• INPUT DATA
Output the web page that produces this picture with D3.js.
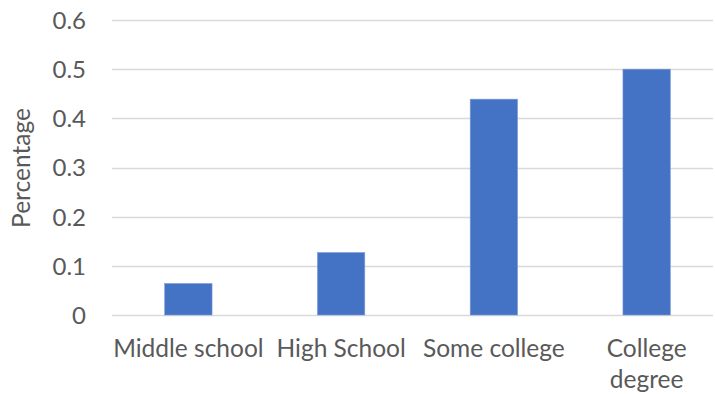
<!DOCTYPE html>
<html>
<head>
<meta charset="utf-8">
<script src="https://cdn.jsdelivr.net/npm/d3@7"></script>
<style>
  html, body { margin: 0; padding: 0; background: #fff; }
  svg { display: block; }
  text { font-family: Lato, "Open Sans", sans-serif; fill: #595959; }
</style>
</head>
<body>
<svg id="chart" width="715" height="394"></svg>
<script>
const categories = ["Middle school", "High School", "Some college", "College degree"];
const values = [0.064, 0.127, 0.439, 0.5];
const yTicks = [0, 0.1, 0.2, 0.3, 0.4, 0.5, 0.6];
const yTickLabels = ["0", "0.1", "0.2", "0.3", "0.4", "0.5", "0.6"];
const yTitle = "Percentage";

(function () {
const svg = d3.select("#chart");
const pLeft = 112, pRight = 723, pTop = 20, pBottom = 315;

const x = d3.scaleBand().domain(categories).range([pLeft, pRight])
  .paddingInner(0.69).paddingOuter(0.345);
const y = d3.scaleLinear().domain([0, 0.6]).range([pBottom, pTop]);

// gridlines
svg.append("g").selectAll("line").data(yTicks).join("line")
  .attr("x1", pLeft).attr("x2", 713)
  .attr("y1", d => Math.round(y(d)) + 0.5).attr("y2", d => Math.round(y(d)) + 0.5)
  .attr("stroke", "#d9d9d9").attr("stroke-width", 1.3);

// y axis labels
const yAxis = d3.axisLeft(y).tickValues(yTicks).tickFormat((d, i) => yTickLabels[i]).tickSize(0).tickPadding(0);
const ya = svg.append("g").attr("transform", `translate(86,0)`).call(yAxis);
ya.select(".domain").remove();
ya.selectAll("text").attr("font-size", 24).attr("fill", "#595959")
  .attr("font-family", "Lato, sans-serif").attr("dy", "0.35em");

// bars
svg.append("g").selectAll("rect").data(values).join("rect")
  .attr("x", (d, i) => x(categories[i]))
  .attr("width", x.bandwidth())
  .attr("y", d => y(d))
  .attr("height", d => y(0) - y(d))
  .attr("fill", "#4472c4")
  .attr("stroke", "#7b9bd6").attr("stroke-width", 0.6);

// x labels
const xl = svg.append("g");
categories.forEach(c => {
  const cx = x(c) + x.bandwidth() / 2;
  const lines = c === "College degree" ? ["College", "degree"] : [c];
  lines.forEach((t, j) => {
    xl.append("text").attr("x", cx).attr("y", 357 + j * 31)
      .attr("text-anchor", "middle").attr("font-size", 24.5).text(t);
  });
});

// y title
svg.append("text").attr("transform", `translate(30,168) rotate(-90)`)
  .attr("text-anchor", "middle").attr("font-size", 24.5).text(yTitle);
})();
</script>
</body>
</html>
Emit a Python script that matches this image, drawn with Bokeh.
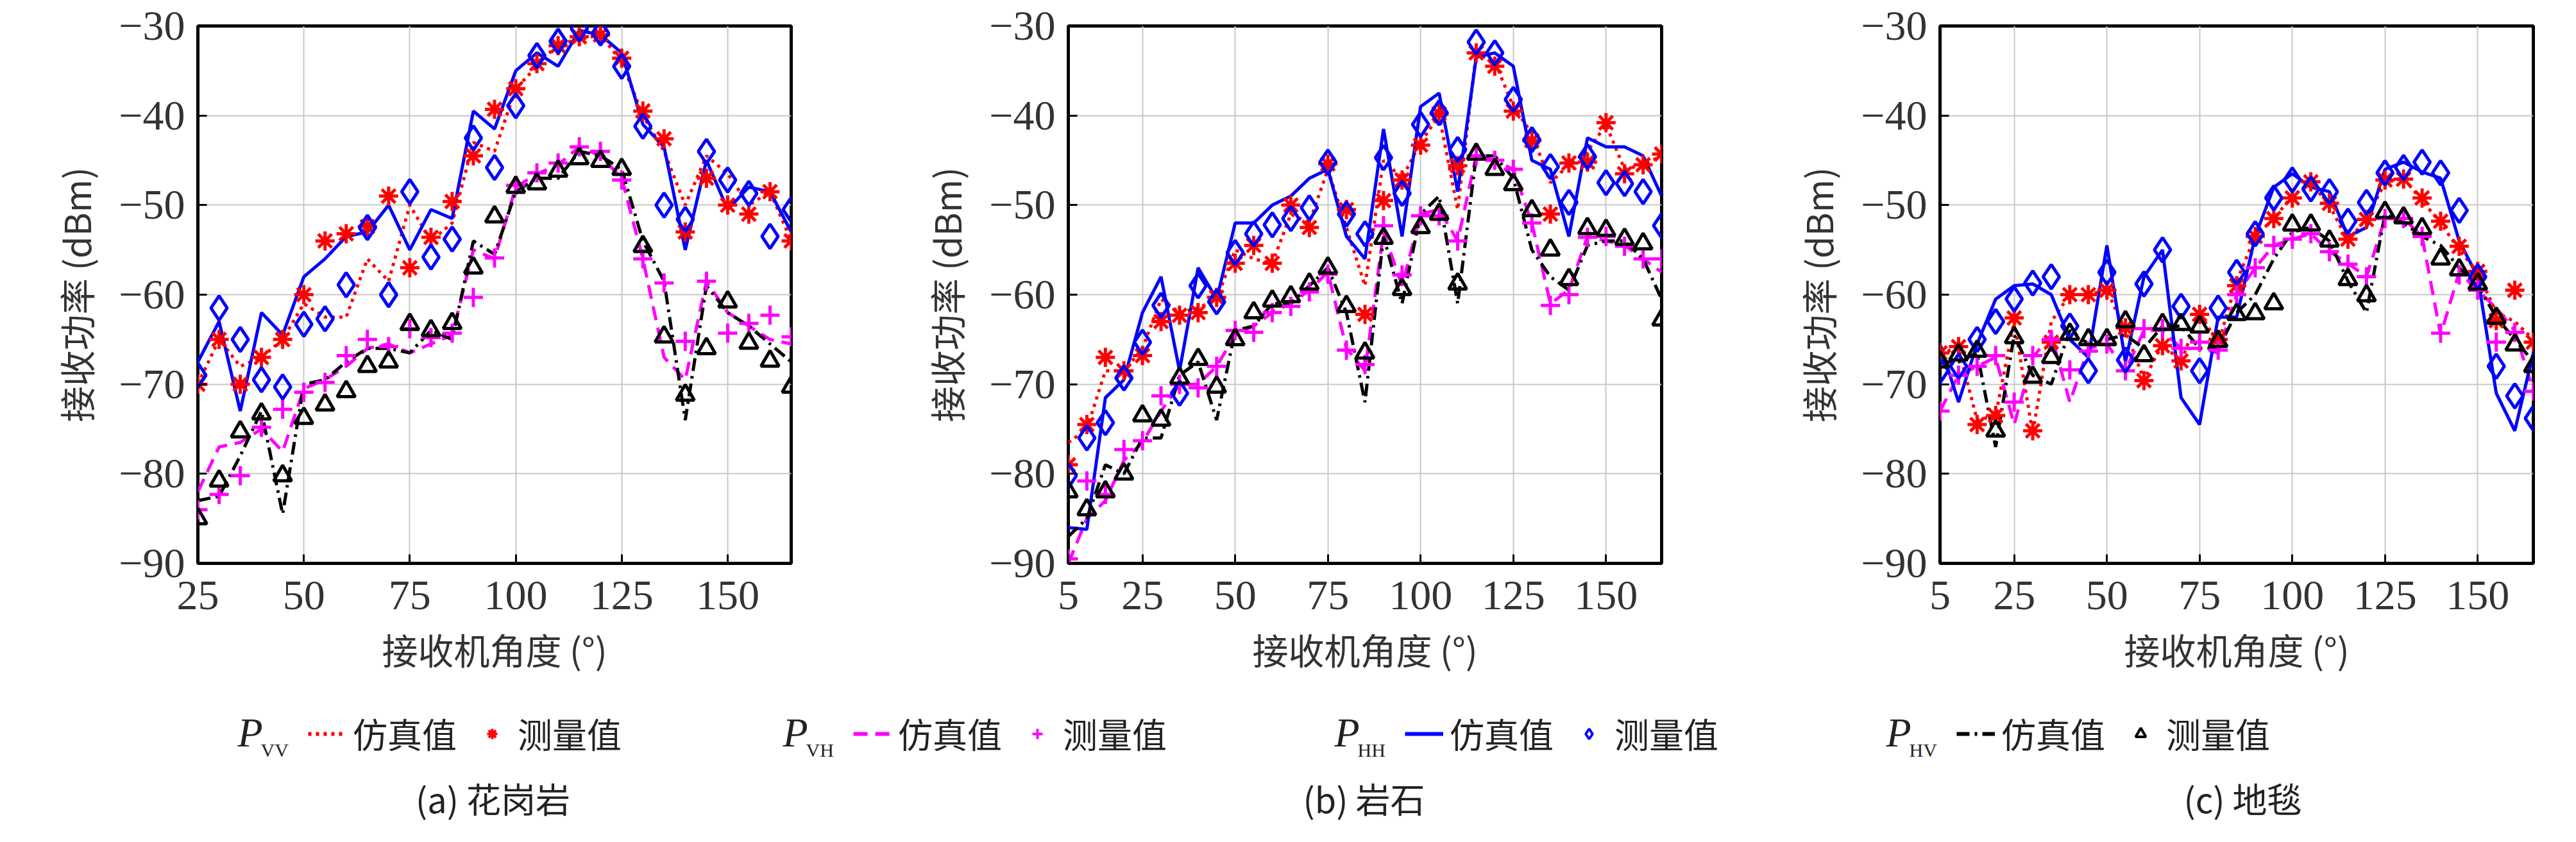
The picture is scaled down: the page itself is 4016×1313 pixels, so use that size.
import numpy as np
from bokeh.plotting import figure
from bokeh.layouts import column, row
from bokeh.models import Legend, LegendItem, Label, FixedTicker, ColumnDataSource, Range1d
from bokeh.embed import file_html
from bokeh.resources import INLINE

# ---------------- data ----------------
xa = list(range(25, 170, 5))
xb = list(range(5, 170, 5))
xc = list(range(5, 170, 5))

a_hh_sim = [-67.5,-63,-73,-62,-64.5,-58,-56,-53.5,-53,-50,-55,-50.5,-51.5,-39.5,-41.5,-35,-33,-34.5,-30.5,-31,-33,-41,-43.5,-55,-45,-50.5,-48,-48.5,-53]
a_hh_meas = [-69,-61.5,-65,-69.5,-70.3,-63.3,-62.7,-58.9,-52.5,-60,-48.5,-55.8,-53.8,-42.5,-45.8,-38.9,-33.3,-31.7,-30.3,-30.8,-34.5,-41.2,-50,-51.6,-44,-47.2,-48.7,-53.5,-50.5]
a_vv_sim = [-70,-65,-68,-67,-65,-61,-62.5,-62.5,-56,-58.5,-50,-54,-52,-43,-44,-37,-34.5,-32,-31.5,-31,-34,-40,-44,-50,-44.5,-46.5,-50,-48.5,-54]
a_vv_meas = [-70,-65,-70,-67,-65,-60,-54,-53.2,-52.4,-49,-57,-53.6,-49.6,-44.5,-39.3,-37,-34.2,-32.2,-31.2,-31,-33.6,-39.5,-42.6,-53,-47,-50,-51,-48.5,-54]
a_vh_sim = [-82,-77,-76.5,-75,-77.5,-70.5,-69.5,-68,-66,-65.5,-66.5,-65.5,-64.5,-55,-56,-48,-46.5,-45.5,-43.5,-44.5,-47,-56,-67,-69.5,-58.5,-62,-63.5,-65,-65.5]
a_vh_meas = [-84,-82.3,-80.2,-74.8,-72.8,-70.9,-69.8,-66.8,-65,-65.8,-63.8,-64.8,-64.3,-60.3,-55.9,-47.8,-46.4,-45.3,-43.5,-44,-47.2,-56,-58.7,-65.2,-58.5,-64.3,-63.2,-62.3,-64.7]
a_hv_sim = [-83,-82.5,-78,-73,-84.5,-70,-69.5,-67.5,-66,-66,-66.5,-64,-65,-54,-55.5,-48.5,-47,-47,-44,-44.5,-46,-54,-58.5,-74,-59,-62,-63.5,-65.5,-67.5]
a_hv_meas = [-85,-80.8,-75.3,-73.3,-80.2,-73.8,-72.3,-70.8,-68,-67.5,-63.3,-64,-63.2,-57,-51.3,-48,-47.6,-46.2,-44.8,-45.1,-46,-54.6,-64.7,-71.2,-66,-60.8,-65.4,-67.4,-70.3]

b_hh_sim = [-86,-86.2,-71.5,-69.5,-62,-58,-68.5,-57,-60.5,-52,-52,-50,-49,-47,-46,-53.5,-56,-41.5,-53.5,-39,-37.5,-48.5,-33.5,-33,-34.5,-45,-46,-53.5,-42.5,-43.5,-43.5,-44.5,-49]
b_hh_meas = [-80.2,-76,-74.3,-69.3,-65.3,-61.2,-71,-59,-60.8,-55.3,-53.2,-52.2,-51.5,-50.3,-45.2,-51,-53.2,-44.7,-48.7,-41,-39.7,-43.8,-31.8,-33,-38.2,-42.7,-45.7,-49.7,-44.6,-47.5,-47.6,-48.5,-52.3]
b_vv_sim = [-76.5,-75,-68.5,-68.5,-66,-60.5,-62,-61.5,-60.5,-55,-56,-56.5,-51,-52,-46,-52.5,-59,-45,-47,-43,-40,-50.5,-33,-34,-39,-42,-47.5,-45.5,-44,-41,-46,-45.5,-44.5]
b_vv_meas = [-79,-74.5,-67,-68.5,-66.8,-63,-62.3,-62,-60.3,-56.5,-54.5,-56.5,-50,-52.5,-45.4,-50.5,-62.2,-49.5,-47.2,-43.3,-39.8,-45.6,-33,-34.5,-39.5,-42.8,-51,-45.3,-45.2,-40.8,-46.5,-45.5,-44.3]
b_vh_sim = [-90,-85,-83,-78.5,-76.5,-73,-70,-70,-68,-64.5,-63.5,-62,-61,-59.5,-57.5,-66,-68.5,-53,-59,-51,-50.5,-54,-44.5,-45,-46,-52,-61,-59.5,-53.5,-54,-54.5,-56,-57.5]
b_vh_meas = [-89.5,-80.8,-82.3,-77.3,-76.3,-71.3,-70,-70.4,-68,-64,-64.2,-62,-61.3,-59.7,-57.7,-66.2,-67.8,-52.3,-57.8,-51.2,-51.2,-54,-44.5,-45,-46,-52,-61.2,-60,-53.6,-53.5,-54.6,-56,-56]
b_hv_sim = [-87,-85,-79,-80,-76,-76,-69,-67.5,-74,-64,-63.5,-61,-61,-59,-57,-62,-72,-53.5,-61,-51,-49,-61,-44.5,-44.5,-47,-55,-58,-59.5,-54.5,-54,-54,-56,-60.5]
b_hv_meas = [-82,-84,-82,-80,-73.5,-74,-69.3,-67.2,-70.3,-65,-62,-60.7,-60.2,-58.8,-57,-61.3,-66.5,-53.7,-59.4,-52.5,-51,-58.8,-44.3,-46,-47.7,-50.6,-55,-58.3,-52.6,-52.8,-53.8,-54.3,-62.8]

c_hh_sim = [-65.5,-72,-65.5,-60.5,-59,-58.8,-60,-65,-67,-54.5,-67.5,-58,-55,-71.5,-74.5,-62.5,-62.5,-53.5,-48,-46.5,-48,-48.5,-53.5,-52.5,-46,-45.2,-46.3,-47,-54,-58,-71,-75.2,-66.5]
c_hh_meas = [-68.5,-68,-65,-63,-60.5,-58.7,-58,-63.5,-68.5,-57.5,-67.3,-58.8,-55,-61.3,-68.5,-61.5,-57.5,-53.2,-49.2,-47.2,-48.2,-48.5,-51.8,-49.7,-46.4,-45.8,-45.2,-46.4,-50.6,-58,-68,-71.3,-73.8]
c_vv_sim = [-66.5,-66,-74,-73.5,-63,-75.5,-63,-60,-60,-59.5,-64,-69.5,-65.5,-67.5,-62,-65.5,-58.5,-53.5,-51.5,-49,-47.5,-50,-54,-51.5,-47.5,-47,-49.5,-52,-55,-57.5,-62,-63,-65]
c_vv_meas = [-66.5,-65.8,-74.5,-73.5,-62.6,-75.2,-65.3,-60,-60,-59.5,-63.7,-69.6,-65.7,-67.4,-62.2,-65,-59,-53.5,-51.5,-49.2,-47.4,-49.8,-53.8,-51.6,-47.2,-47.1,-49.2,-51.8,-54.6,-57.4,-62.9,-59.5,-65.3]
c_vh_sim = [-73,-69,-68,-67,-74.5,-67,-64.5,-72,-66,-65.5,-68.5,-64,-64,-66,-66,-66.5,-60,-57,-54.5,-53.8,-53.2,-55.2,-56.5,-58,-51.5,-51.5,-53.5,-64.5,-57.5,-59.5,-61.5,-64,-70.8]
c_vh_meas = [-73,-69,-68,-66.8,-72,-66.8,-65,-68.4,-66.3,-65.5,-68.5,-63.8,-63.8,-66,-65.3,-66.2,-60,-57,-54.5,-53.8,-53.2,-55.2,-56.6,-58,-51.5,-51.5,-53.5,-64.3,-57.8,-59.5,-65.3,-64.2,-70.8]
c_hv_sim = [-67.5,-67.5,-66.5,-77,-64.5,-69,-70,-64,-65.5,-65,-64.5,-66,-63.5,-63.5,-66,-66,-62,-60,-56,-53,-52.5,-54,-58.5,-62,-51,-52,-53.5,-54.5,-57,-59,-62.5,-65,-67.5]
c_hv_meas = [-67.5,-66.7,-66.3,-75.2,-64.8,-69.2,-67,-64.4,-65,-65,-63,-66.8,-63.3,-63.3,-63.6,-65.2,-62.2,-62.1,-61,-52.2,-52.2,-54,-58.3,-60.1,-50.8,-51.4,-52.6,-56,-57.2,-58.8,-62.6,-65.6,-68]

xticks_a = [25, 50, 75, 100, 125, 150]
xticks_bc = [5, 25, 50, 75, 100, 125, 150]
yticks = [-90, -80, -70, -60, -50, -40, -30]
captions = ["(a) 花岗岩", "(b) 岩石", "(c) 地毯"]

SERIF = "Liberation Serif"
CJK = "Noto Sans CJK SC"

STY = {
    "VV": dict(color="red", dash="5 7", marker="asterisk", size=30),
    "VH": dict(color="magenta", dash="22 12", marker="cross", size=30),
    "HH": dict(color="blue", dash="solid", marker="diamond", size=38),
    "HV": dict(color="black", dash="20 8 4 8", marker="triangle", size=28),
}


def panel(x, series, xmin, xticks, left, right):
    p = figure(frame_width=925, frame_height=838, min_border_left=left,
               min_border_right=right, min_border_top=40, min_border_bottom=222,
               x_range=Range1d(xmin, 165), y_range=Range1d(-90, -30),
               output_backend="svg", toolbar_location=None,
               background_fill_color="white", border_fill_color="white")
    for key in ["VV", "VH", "HH", "HV"]:
        sim, meas = series[key]
        s = STY[key]
        p.line(x, sim, line_color=s["color"], line_dash=s["dash"], line_width=5)
    for key in ["VV", "VH", "HH", "HV"]:
        sim, meas = series[key]
        s = STY[key]
        p.scatter(x, meas, marker=s["marker"], size=s["size"], line_color=s["color"],
                  fill_color=None if s["marker"] in ("diamond", "triangle") else s["color"],
                  line_width=5)
    p.outline_line_color = "black"
    p.outline_line_width = 5
    p.xaxis.ticker = FixedTicker(ticks=xticks)
    p.yaxis.ticker = FixedTicker(ticks=yticks)
    p.yaxis.major_label_overrides = {t: "\u2212" + str(-t) for t in yticks}
    for ax in (p.xaxis, p.yaxis):
        ax.axis_line_color = None
        ax.major_tick_in = 14
        ax.major_tick_out = 0
        ax.major_tick_line_width = 3
        ax.minor_tick_line_color = None
        ax.major_label_text_font = SERIF
        ax.major_label_text_font_size = "66px"
        ax.major_label_text_color = "#333333"
        ax.axis_label_text_font = CJK
        ax.axis_label_text_font_size = "56px"
        ax.axis_label_text_font_style = "normal"
        ax.axis_label_text_color = "#333333"
    p.xaxis.major_label_standoff = 28
    p.yaxis.major_label_standoff = 20
    p.xaxis.axis_label = "接收机角度 (°)"
    p.yaxis.axis_label = "接收功率 (dBm)"
    p.xaxis.axis_label_standoff = 18
    p.yaxis.axis_label_standoff = 24
    p.grid.grid_line_color = "#c8c8c8"
    p.grid.grid_line_width = 2
    return p


pa = panel(xa, {"VV": (a_vv_sim, a_vv_meas), "VH": (a_vh_sim, a_vh_meas),
                "HH": (a_hh_sim, a_hh_meas), "HV": (a_hv_sim, a_hv_meas)}, 25, xticks_a, 308, 100)
pb = panel(xb, {"VV": (b_vv_sim, b_vv_meas), "VH": (b_vh_sim, b_vh_meas),
                "HH": (b_hh_sim, b_hh_meas), "HV": (b_hv_sim, b_hv_meas)}, 5, xticks_bc, 332, 76)
pc = panel(xc, {"VV": (c_vv_sim, c_vv_meas), "VH": (c_vh_sim, c_vh_meas),
                "HH": (c_hh_sim, c_hh_meas), "HV": (c_hv_sim, c_hv_meas)}, 5, xticks_bc, 358, 40)

# ---------------- legend + captions ----------------
lg = figure(width=3999, height=195, x_range=Range1d(0, 1), y_range=Range1d(0, 1),
            output_backend="svg", toolbar_location=None, min_border=0)
lg.axis.visible = False
lg.grid.visible = False
lg.outline_line_color = None
# off-range placeholder data: only the legend samples of these renderers are visible
dummy = ColumnDataSource(dict(x=[-5, -4], y=[-5, -4]))
legend_x = [440, 1290, 2150, 3010]
for i, key in enumerate(["VV", "VH", "HH", "HV"]):
    s = STY[key]
    rl = lg.line("x", "y", source=dummy, line_color=s["color"], line_dash=s["dash"], line_width=6)
    rm = lg.scatter("x", "y", source=dummy, marker=s["marker"], size=s["size"], line_color=s["color"],
                    fill_color=None if s["marker"] in ("diamond", "triangle") else s["color"], line_width=4)
    leg = Legend(items=[LegendItem(label="仿真值", renderers=[rl]), LegendItem(label="测量值", renderers=[rm])],
                 orientation="horizontal", location=(legend_x[i] + 40, 112),
                 glyph_width=60, glyph_height=40, label_standoff=10, spacing=25,
                 label_text_font=CJK, label_text_font_size="54px", label_text_color="#222222",
                 border_line_color=None, background_fill_alpha=0, padding=0, margin=0)
    lg.add_layout(leg, "center")
    lg.add_layout(Label(x=legend_x[i] - 70, y=118, x_units="screen", y_units="screen", text="P",
                        text_font=SERIF, text_font_style="italic", text_font_size="64px", text_color="#222222"))
    lg.add_layout(Label(x=legend_x[i] - 34, y=110, x_units="screen", y_units="screen", text=key,
                        text_font=SERIF, text_font_size="30px", text_color="#222222"))
cap_x = [768, 2126, 3496]
for cx, cap in zip(cap_x, captions):
    lg.add_layout(Label(x=cx, y=12, x_units="screen", y_units="screen", text=cap, text_align="center",
                        text_font=CJK, text_font_size="54px", text_color="#222222"))

layout = column(row(pa, pb, pc, spacing=0), lg, spacing=0)
open("out.html", "w").write(file_html(layout, INLINE))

• WHAT IS EXPECTED
Both the first line of the records above and the line containing "d3.scaleLinear().domain([0, 0.6]).range([pBottom, pTop]);" belong in the copy; please return them and every line between, exactly, minus the pictures.

• SOLUTION
Output the web page that produces this picture with D3.js.
<!DOCTYPE html>
<html>
<head>
<meta charset="utf-8">
<script src="https://cdn.jsdelivr.net/npm/d3@7"></script>
<style>
  html, body { margin: 0; padding: 0; background: #fff; }
  svg { display: block; }
  text { font-family: Lato, "Open Sans", sans-serif; fill: #595959; }
</style>
</head>
<body>
<svg id="chart" width="715" height="394"></svg>
<script>
const categories = ["Middle school", "High School", "Some college", "College degree"];
const values = [0.064, 0.127, 0.439, 0.5];
const yTicks = [0, 0.1, 0.2, 0.3, 0.4, 0.5, 0.6];
const yTickLabels = ["0", "0.1", "0.2", "0.3", "0.4", "0.5", "0.6"];
const yTitle = "Percentage";

(function () {
const svg = d3.select("#chart");
const pLeft = 112, pRight = 723, pTop = 20, pBottom = 315;

const x = d3.scaleBand().domain(categories).range([pLeft, pRight])
  .paddingInner(0.69).paddingOuter(0.345);
const y = d3.scaleLinear().domain([0, 0.6]).range([pBottom, pTop]);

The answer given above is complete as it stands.